Болезненно-красные личики на заднем сиденье.
Еще две остановки.
Потом он постелет мальчикам свежие простыни, сядет рядом и будет просто смотреть на них, пока не придет Софья.
Они остались в машине, а Пит зашел в отделение «Хандельсбанка» на Кунгстредсгордсгатан и спустился в подвальный этаж, в бронированное помещение с рядами банковских ячеек. Открыл пустую ячейку одним из своих двух ключей, положил в нее коричневый и белый конверты, запер, вернулся в машину и поехал к Сёдермальму, на Хёкенс-гата.
Снова посмотрел на малышей. Как же ему было стыдно.
Он перешел границу. На заднем сиденье — двое мальчишек, которых он любит больше всего на свете, а в багажнике — амфетамин с нитроглицерином.
Хоффманн проглотил комок в горле. Они не увидят, как он плачет. Нельзя, чтобы они видели.
Он остановил машину как можно ближе к дверям дома номер один по Хёкенс-гата. «Четверка», пятнадцать ноль-ноль. Эрик уже вошел с другой стороны.
— Я устал.
— Я знаю. Только сюда. Потом поедем домой. Честное слово.
— У меня нога болит. Папа, очень больно ногу.
Расмус уселся на нижней ступеньке. Пит взял его за ручку — горячая; Пит поднял его на руки, холодильник и кожаная сумка висели на локте, Хуго пришлось подниматься по жестким ступенькам самому. Если ты старший, иногда приходится самому подниматься по лестницам.
Три пролета вверх; дверь с надписью «Линдстрём» на почтовом ящике открылась изнутри ровно в тот момент, когда запищал будильник в наручных часах.
— Хуго. Расмус. А этого дядю зовут Эрик.
Маленькие ручки потянулись для пожатия. Хоффманн заметил злой взгляд Вильсона, «какого они тут делают?».
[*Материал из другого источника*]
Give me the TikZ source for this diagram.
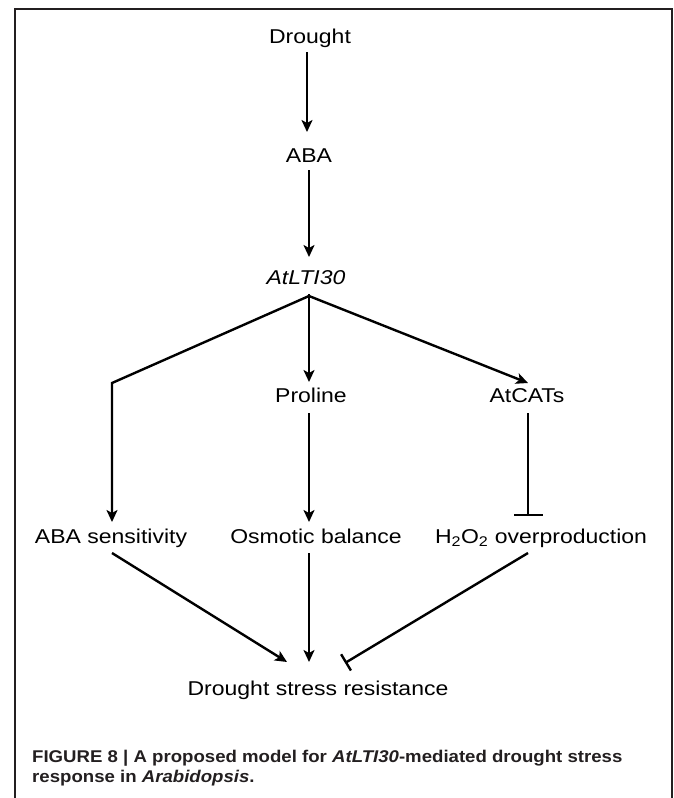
\documentclass[tikz,border=0pt]{standalone}
\usepackage{fontspec}
\setmainfont{Liberation Sans}
\newfontfamily\lblfont[FakeStretch=1.15]{Liberation Sans}
\newfontfamily\capfont[FakeStretch=1.095]{Liberation Sans}
\usetikzlibrary{arrows.meta}
\definecolor{framec}{HTML}{231F20}
\begin{document}
\begin{tikzpicture}[x=1pt,y=1pt,
  lbl/.style={font=\lblfont\fontsize{20}{24}\selectfont, inner sep=0pt, anchor=base},
  capt/.style={font=\capfont\bfseries\fontsize{17}{20}\selectfont, text=framec, inner sep=0pt, anchor=base west},
  conn/.style={line width=2.4pt},
  arr/.style={conn, -{Stealth[length=12pt,width=11pt,inset=3pt]}},
  inh/.style={conn, -{Bar[width=29pt,line width=2.4pt]}},
  inhd/.style={conn, -{Bar[width=19pt,line width=2.4pt]}},
]
\useasboundingbox (0,0) rectangle (674,-798);
\draw[framec, line width=2pt] (15,-805) -- (15,-9) -- (672,-9) -- (672,-805);

\node[lbl] (drought) at (310,-43) {Drought};
\node[lbl] (aba) at (309,-162) {ABA};
\node[lbl] (lti) at (306,-284) {\itshape AtLTI30};
\coordinate (br) at (309,-296);
\coordinate (lc) at (112,-383);
\node[lbl] (pro) at (311,-402) {Proline};
\node[lbl] (cat) at (527,-402) {AtCATs};
\node[lbl] (sens) at (111,-543) {ABA sensitivity};
\node[lbl] (osm) at (316,-543) {Osmotic balance};
\node[lbl] (h2o2) at (541,-543) {H\textsubscript{2}O\textsubscript{2} overproduction};
\node[lbl] (dsr) at (318,-695) {Drought stress resistance};

\draw[arr] ([xshift=-3pt,yshift=-9pt]drought.base) -- ([xshift=-2pt,yshift=30pt]aba.base);
\draw[arr] ([yshift=-8pt]aba.base) -- ([xshift=3pt,yshift=27pt]lti.base);
\draw[conn] ([xshift=3pt,yshift=-10pt]lti.base) -- (br);
\draw[arr] (br) -- (lc) -- ([xshift=1pt,yshift=21pt]sens.base);
\draw[arr] (br) -- ([xshift=-2pt,yshift=20pt]pro.base);
\draw[arr] (br) -- ([xshift=1pt,yshift=19pt]cat.base);
\draw[arr] ([xshift=-2pt,yshift=-11pt]pro.base) -- ([xshift=-7pt,yshift=21pt]osm.base);
\draw[inh] ([xshift=1pt,yshift=-11pt]cat.base) -- ([xshift=-13pt,yshift=27pt]h2o2.base);
\draw[arr] ([xshift=1pt,yshift=-10pt]sens.base) -- ([xshift=-31pt,yshift=33pt]dsr.base);
\draw[arr] ([xshift=-7pt,yshift=-10pt]osm.base) -- ([xshift=-9pt,yshift=33pt]dsr.base);
\draw[inhd] ([xshift=-13pt,yshift=-10pt]h2o2.base) -- ([xshift=27pt,yshift=32pt]dsr.base);

\node[capt] (cap1) at (32,-762) {FIGURE 8 | A proposed model for \textit{AtLTI30}-mediated drought stress};
\node[capt] (cap2) at (32,-782) {response in \textit{Arabidopsis}.};
\end{tikzpicture}
\end{document}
Все прошли в затянутую полиэтиленом гостиную квартиры, в которой шел ремонт, мальчишки таращились на странную мебель.
— А зачем пакеты?
— Здесь чинят.
— Как это — «чинят»?
— Чинят квартиру. И не хотят, чтобы было грязно.
Хоффманн усадил детей на шуршащий диван и ушел на кухню; снова злой взгляд, он покачал головой.
— Сегодня мне некуда было их деть.
Вильсон молчал. Он словно растерялся, увидев двух всамделишних детей там, где собирался говорить о жизни и смерти.
— Ты говорил с Софьей?
— Нет.
— Должен поговорить.
Хоффманн не ответил.
— Можешь молчать хоть до посинения. Но ты знаешь, что должен. Господи, Пит, твою мать, ты должен поговорить с ней!
Ее реакции. Он никогда не мог ни просчитать их, ни справиться с ними.
— Сегодня вечером. Дети уснут, и я все ей расскажу.
— Ты все еще можешь выйти из игры.
— Я хочу довести дело до конца, и ты это знаешь.
Вильсон кивнул и посмотрел на синий переносной холодильник, который Пит поставил на стол.
— Тюльпаны. Пятьдесят штук. Будут желтые.
Вильсон внимательно изучил зеленые стебли, лежащие возле квадратных белых хладоэлементов.
— Я держу их в холоде. Должно быть плюс два градуса. Присмотри за ними. А в тот день, когда я окажусь в тюрьме, отправь их, куда я скажу.
Вильсон порылся в сумке-холодильнике, покрутил белую карточку, всунутую в один из букетов.
— «Спасибо за плодотворное сотрудничество. Союз предпринимателей Аспсоса».
— Именно.
— И куда их послать?
— В Аспсосскую тюрьму. Директору.
Вильсон не стал задавать вопросов. Лучше не знать.
— Долго нам тут сидеть?
Хуго надоело возить пальцами по пластику, надоел резкий скрипучий звук.
— Еще чуть-чуть. Иди к Расмусу. Я сейчас.
Вильсон подождал, пока маленькие ножки скроются в темноте прихожей.
— Завтра тебя возьмут. После этого у нас не будет вообще никакого контакта. Ты не сможешь связаться ни со мной, ни с кем другим из полиции Стокгольма. К этому времени ты примешь решение и если захочешь отступиться — скажешь. Все слишком опасно. Если кто-нибудь заподозрит, что ты работаешь на нас… ты покойник.
Вильсон шагал по коридору следственного отдела. Ему было тревожно; перед кабинетом Гренса он замедлил шаг — как всегда в последние дни, с любопытством поглядывая на пустой кабинет с музыкой, которой больше не было. Вильсон хотел знать, чем занимается комиссар, расследующий убийство на Вестманнагатан, что ему известно и сколько еще времени пройдет, прежде чем он начнет задавать вопросы, на которые не получит ответа.